学部紹介 学部長からのメッセージ
生命科学により未来を育む
“生命科学”は生物・生命を理解しようとする学問ですが、伝統的な“生物学”とは一線を画し、生物・生命を分子のレベルで理解しようとする点に特徴があります。これは、遺伝情報を保持するDNAや触媒などとして機能するたんぱく質の分子構造が半世紀ほど前に解明され、生命現象の基本が理解できるようになったことによります。その結果、驚くべきことに、バクテリアからヒトまですべての生物が基本的には同じ分子機構を利用して生きていることが分かってきました。しかし一方、生命を支える分子機構は非常に複雑で、今に至ってもそれが十分に解明できたとは言えません。他方、生命科学により得られてくる知見を我々人類に役立てるためのバイオテクノロジーが生まれ、多様な分野への応用が期待される一大産業へと発展しつつあります。
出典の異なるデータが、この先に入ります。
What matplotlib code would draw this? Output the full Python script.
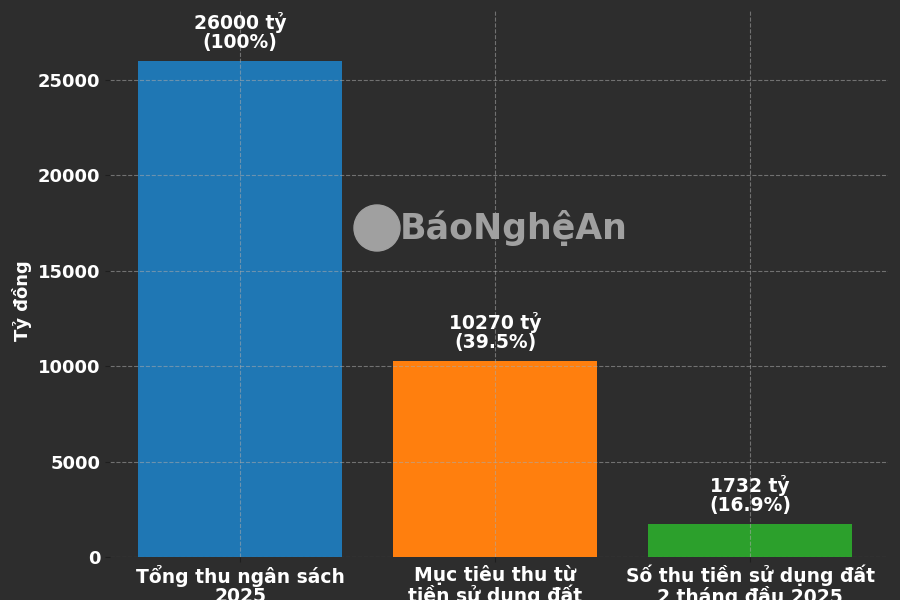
import matplotlib.pyplot as plt
from matplotlib.patches import Ellipse

categories = [
    "Tổng thu ngân sách\n2025",
    "Mục tiêu thu từ\ntiền sử dụng đất\n2025",
    "Số thu tiền sử dụng đất\n2 tháng đầu 2025",
]
values = [26000, 10270, 1732]
percents = ["100%", "39.5%", "16.9%"]
colors = ["#1f77b4", "#ff7f0e", "#2ca02c"]

bg = "#2d2d2d"

fig = plt.figure(figsize=(9, 6), dpi=100, facecolor=bg)
ax = fig.add_axes([110 / 900, 43 / 600, 778 / 900, 546 / 600], facecolor=bg)

x = list(range(len(categories)))
ax.bar(x, values, width=0.8, color=colors, zorder=1)

# value + share above each bar
for xi, v, p in zip(x, values, percents):
    ax.text(xi, v + 450, f"{v} tỷ\n({p})", ha="center", va="bottom",
            color="white", fontsize=13.5, fontweight="bold", linespacing=1.0)

ax.set_xlim(-0.51, 2.54)
ax.set_ylim(0, 28600)
ax.set_xticks(x)
ax.set_xticklabels(categories, color="white", fontsize=13.5, fontweight="bold",
                   linespacing=1.0)
ax.set_yticks([0, 5000, 10000, 15000, 20000, 25000])
ax.tick_params(axis="y", colors="#1e1e1e", labelcolor="white", labelsize=13)
ax.tick_params(axis="x", colors="#1e1e1e", labelcolor="white", pad=2)
for lbl in ax.get_yticklabels():
    lbl.set_fontweight("bold")
ax.set_ylabel("Tỷ đồng", color="white", fontsize=13, fontweight="bold")
ax.yaxis.set_label_coords(-0.100, 0.47)

ax.grid(True, linestyle="--", color="#aaaaaa", alpha=0.55, linewidth=0.8, zorder=2)
ax.set_axisbelow(False)
for s in ax.spines.values():
    s.set_visible(False)

# newspaper watermark
logo = Ellipse((377 / 900, 372 / 600), 46 / 900, 46 / 600, transform=fig.transFigure,
               color="#a0a0a0", zorder=5)
fig.patches.append(logo)
fig.text(400 / 900, 372 / 600, "BáoNghệAn", color="#a0a0a0", fontsize=25,
         fontweight="bold", va="center", ha="left")

fig.savefig("out.png", dpi=100, facecolor=bg)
人類は現在、地球温暖化や食糧危機、新興感染症をはじめとする、人類の未来に影を落とす様々な問題に直面していますが、生命科学はこれらの問題に解決策を提示できる学問です。これは、生命活動が地球環境の形成において大きな役割を担ってきたことや、温暖化の原因が人類にあることを考えれば、容易に理解できます。生命科学部においても、これら問題を解決するための研究が進行中で、人類の持続的発展や未来の創造に様々な形で貢献していけると考えております。
生命科学部長 渡邉 一哉
本学部は、生命科学を発展させるために1994年に日本で最初に設立された生命科学部で、それ以来、医療、環境、食糧、化学、IT、教育など多様な分野に卒業生を送り出してきました。これは、生命科学が多様な産業の基礎となる学問だからでもあります。学生達は、本学部において生命科学を学び、多様な業種や職種に関連があることを知り、その中から自分が興味をもてるものを見つけ、社会にむけて翔び立っていきます。本学部では、このように多様な学生の興味を育むために、従来の生命科学の枠をこえた教育プログラムを構築しています。グローバルキャリアプログラムでは、国際社会で活躍する人材の養成を目指します。アントレプレナー養成プログラムでは、研究成果をビジネスに結びつけることができる人材を育てます。データサイエンスプログラムでは、近年社会や産業で重要度が飛躍的に高まっているデータサイエンスの素養を持った人材を育てます。また、未来創薬人養成プログラムでは、新時代の医薬品の創生を担う人材を育成します。現在、多くの学生がこれらプログラムに沿って学習し、自らの未来を育んでいます。
設立以来生命科学部は、高い進学率と就職率を維持して参りました。これは、個々の学生の弛まぬ努力に加えて、OB、OGの皆様、大学関係者や地域の皆様方の心温まるご支援のおかげと感謝しております。今後も、人類の未来を育む人材の育成と社会の持続的発展に貢献する研究に励んで参りますので、変わらぬご支援、ご協力を賜りますようお願い申し上げます。